Later in May, Khalid filed a habeas motion for release under supervised conditions, arguing that he is not likely to be deported in the foreseeable future. Federal prosecutors however, argued against his release and contended that his deportation date would happen sometime this month.
That date came on Tuesday, when Khalid said he was transported to Fort Snelling to take a shuttle to the Minneapolis-St. Paul International Airport. By the time he got to Fort Snelling, Khalid said, authorities told him it was already too late and that he would miss the flight.
He also said he had asked that someone escort him on the flight to Pakistan because of the conflicts going on there. He was sent back to the Sherburne County jail.
Khalid’s lawyer, Graham Ojala-Barbour, said he plans to file a motion early next month supporting Khalid’s release. It will argue that June came and went without a deportation. He isn’t confident Khalid will be deported by then, and even if he is, Ojala-Barbour won’t know until after the fact because of the opaque nature of immigration court.

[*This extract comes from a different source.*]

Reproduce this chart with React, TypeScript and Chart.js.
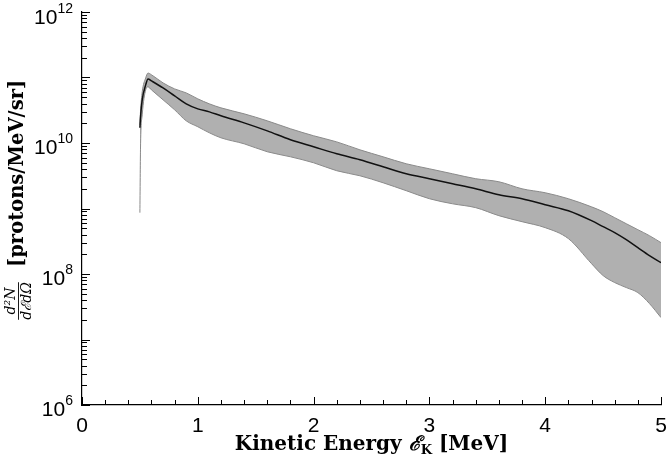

“The logistics of how they do removals has always operated behind a shroud of some secrecy,” Ojala-Barbour said. “As an immigration attorney, it’s not really something that we’re privy to or part of.”
‘I’ve already won my case‘
Detainees like Fernando who have been ordered for release can still run into issues that keep them in jail for prolonged periods. His issue: his inability to pay for a required medical exam to obtain his green card, which he said a judge has approved for him. Fernando, who came to the United States in 2002, is currently an asylee.
In 2019, Fernando was convicted for possessing around 1.5 ounces of marijuana and missing a court date. He served his sentence and said he’s moved on with his life.
“I was young; I was 19 at the time,” he said. “I’ve learned from my mistakes. I have kids that I cannot let make the same mistake.”
Now 25, Fernando is married with two sons, a 3-year-old and a 1-year old. Without him at home, Fernando said, his wife is struggling to pay the bills and raise the kids on her own.
The required health exam, known as the I-693 report, typically costs the applicant $500. Only a U.S. Citizen and Immigration Services-certified doctor can perform the exam. But because Fernando is in jail, there is an added cost: He must get the doctor to come to the jail, which costs a minimum of $1,000. He’s having a hard time gathering the money for it.
“Some people want $2,000, some people want $3,500,” he said. “It’s ridiculous. Why can’t ICE just release me on an ankle monitor so I can take the test and pay $500? I’ve already won my case, so why would I do anything stupid?”